Um dia de feição
Quanto é que me vai custar esta sorte toda? Quantas desgraças me aguardam até se repor o reles equilíbrio da vida?
De vez em quando — para aí de vinte em vinte anos — corre-nos um dia de feição. Todas as surpresas são boas, sem falha, incluindo não haver surpresas quando é sempre mau haver.
As chatices que tínhamos de fazer, para as quais já nos tínhamos preparado, aparecem feitas por outras pessoas. E todas as deslocações necessárias para fazê-las tornam-se redundantes.
Não mexemos uma palha e, de repente, está tudo feito. O tempo que estava apertado agora sobra: com que luxo vamos desperdiçá-lo?
Vou só dar um exemplo. Preparo-me para enfrentar o calor para ir comprar whiskey e água com gás. Durante umas arrumações a Maria João encontra duas caixas do meu whiskey favorito e, juro que é verdade, 96 garrafinhas de água com gás ainda com muitos meses de validade.

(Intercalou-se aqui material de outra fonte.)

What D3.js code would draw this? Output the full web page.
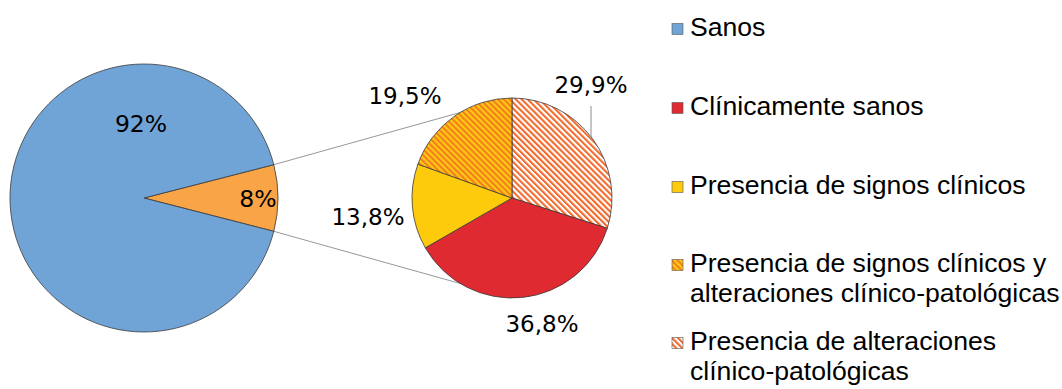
<!DOCTYPE html>
<html>
<head>
<meta charset="utf-8">
<script src="https://cdn.jsdelivr.net/npm/d3@7"></script>
<style>
  html, body { margin: 0; padding: 0; background: #fff; }
  svg { display: block; }
</style>
</head>
<body>
<svg id="chart" width="1062" height="389"></svg>
<script>
// Overall split
const mainCategories = ["Clínicamente y patológicamente afectados", "Sanos"];
const mainValues = [8, 92];
const mainLabels = ["8%", "92%"];

// Breakdown of the 8% slice
const subCategories = [
  "Presencia de alteraciones clínico-patológicas",
  "Clínicamente sanos",
  "Presencia de signos clínicos",
  "Presencia de signos clínicos y alteraciones clínico-patológicas"
];
const subValues = [29.9, 36.8, 13.8, 19.5];
const subLabels = ["29,9%", "36,8%", "13,8%", "19,5%"];

// Legend entries (text lines per entry)
const legendKeys = ["sanos", "clin", "signos", "ambos", "alter"];
const legendLines = [
  ["Sanos"],
  ["Clínicamente sanos"],
  ["Presencia de signos clínicos"],
  ["Presencia de signos clínicos y", "alteraciones clínico-patológicas"],
  ["Presencia de alteraciones", "clínico-patológicas"]
];

const svg = d3.select("#chart");

// Fills
const defs = svg.append("defs");
function stripes(id, bg, fg, w) {
  const p = defs.append("pattern")
    .attr("id", id)
    .attr("patternUnits", "userSpaceOnUse")
    .attr("width", w).attr("height", w)
    .attr("patternTransform", "rotate(-45)");
  p.append("rect").attr("width", w).attr("height", w).attr("fill", bg);
  p.append("rect").attr("width", w / 2).attr("height", w).attr("fill", fg);
}
stripes("hatchOrange", "#fdcb10", "#f47e1f", 4.2);
stripes("hatchWhite", "#ffffff", "#f26a2b", 4.2);

const fillFor = {
  sanos: "#71a4d6",
  grupo: "#f9a446",
  clin: "#e02a31",
  signos: "#fdca0c",
  ambos: "url(#hatchOrange)",
  alter: "url(#hatchWhite)"
};
const mainKeys = ["grupo", "sanos"];
const subKeys = ["alter", "clin", "signos", "ambos"];

// Geometry
const big = { cx: 144, cy: 198, r: 134 };
const small = { cx: 512, cy: 198, r: 100 };
const edgeColor = "#3a3a3a";

// Main pie: the small slice is centred on the right-hand side
const mainStart = Math.PI / 2 - (mainValues[0] / d3.sum(mainValues)) * Math.PI;
const mainPie = d3.pie().sort(null).startAngle(mainStart).endAngle(mainStart + 2 * Math.PI);
const mainArcs = mainPie(mainValues);
const subArcs = d3.pie().sort(null)(subValues);

const pt = (c, r, a) => [c.cx + r * Math.sin(a), c.cy - r * Math.cos(a)];

// Connector lines from the 8% slice to the secondary pie
const g0 = mainArcs[0];
const connectors = [
  [pt(big, big.r, g0.startAngle), [small.cx, small.cy - small.r]],
  [pt(big, big.r, g0.endAngle), [small.cx, small.cy + small.r]]
];
svg.append("g").selectAll("line").data(connectors).join("line")
  .attr("x1", d => d[0][0]).attr("y1", d => d[0][1])
  .attr("x2", d => d[1][0]).attr("y2", d => d[1][1])
  .attr("stroke", "#8c8c8c").attr("stroke-width", 0.9);

// Main pie
const arcBig = d3.arc().innerRadius(0).outerRadius(big.r);
svg.append("g").attr("transform", `translate(${big.cx},${big.cy})`)
  .selectAll("path").data(mainArcs).join("path")
  .attr("d", arcBig)
  .attr("fill", (d, i) => fillFor[mainKeys[i]])
  .attr("stroke", edgeColor).attr("stroke-width", 0.8);

// Secondary pie
const arcSmall = d3.arc().innerRadius(0).outerRadius(small.r);
svg.append("g").attr("transform", `translate(${small.cx},${small.cy})`)
  .selectAll("path").data(subArcs).join("path")
  .attr("d", arcSmall)
  .attr("fill", (d, i) => fillFor[subKeys[i]])
  .attr("stroke", edgeColor).attr("stroke-width", 0.8);

// Value labels (offsets from each pie's centre)
const labelFont = "'DejaVu Sans', sans-serif";
const mainLabelPos = [[114, 9], [-3, -66]];
const subLabelPos = [[79, -105], [30, 134], [-144, 27], [-107, -94]];

svg.append("g").selectAll("text").data(mainLabels).join("text")
  .attr("x", (d, i) => big.cx + mainLabelPos[i][0])
  .attr("y", (d, i) => big.cy + mainLabelPos[i][1])
  .attr("text-anchor", "middle")
  .attr("font-family", labelFont).attr("font-size", 23.5)
  .attr("fill", "#000").text(d => d);

svg.append("g").selectAll("text").data(subLabels).join("text")
  .attr("x", (d, i) => small.cx + subLabelPos[i][0])
  .attr("y", (d, i) => small.cy + subLabelPos[i][1])
  .attr("text-anchor", "middle")
  .attr("font-family", labelFont).attr("font-size", 23)
  .attr("fill", "#000").text(d => d);

// Leader for the 29,9% label
{
  const lx = small.cx + subLabelPos[0][0];
  const a = Math.asin((lx - small.cx) / small.r);
  const edge = pt(small, small.r, a);
  svg.append("line")
    .attr("x1", lx).attr("y1", small.cy + subLabelPos[0][1] + 13)
    .attr("x2", lx).attr("y2", edge[1] + 2)
    .attr("stroke", "#8c8c8c").attr("stroke-width", 1);
}

// Legend
const legendTop = [29, 108, 187, 265, 343];
const legend = svg.append("g");
legendKeys.forEach((k, i) => {
  const y = legendTop[i];
  legend.append("rect")
    .attr("x", 672).attr("y", y - 5.5).attr("width", 11).attr("height", 11)
    .attr("fill", fillFor[k]).attr("stroke", "#555").attr("stroke-width", 0.6);
  legendLines[i].forEach((line, j) => {
    legend.append("text")
      .attr("x", 690).attr("y", y + 7 + j * 30)
      .attr("font-family", "'Liberation Sans', Arial, sans-serif")
      .attr("font-size", 26.6).attr("fill", "#000")
      .text(line);
  });
});
</script>
</body>
</html>
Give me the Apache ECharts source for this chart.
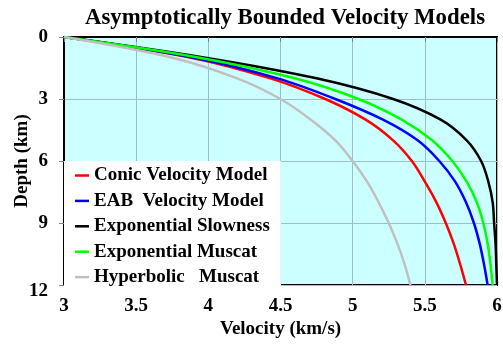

"Não sabes o que tens", diz ela com um sorriso. Mas eu sei o que tenho: é ela. É ela a minha sorte.
Poupam-se esforços e poupam-se os euros que eu ia gastar. Parece magia porque é.
Afinal não é só um mal que não vem só: também o bem não gosta de andar sozinho. Num dia de feição quando pensamos que a sorte macaca já aconteceu, acontece outra vez. Como é que é possível? Já estou tão bem governado. Não preciso de mais nenhuma alegria, obrigadinho.
E lá vem uma nova alegria que nunca se pode recusar. Venha ela também.
Só há inconveniente num dia de feição. É o tormento da perguntinha desconfiada que azeda em todas as nossas almas: quanto é que me vai custar esta sorte toda? Quantas desgraças me aguardam até se repor o reles equilíbrio da vida?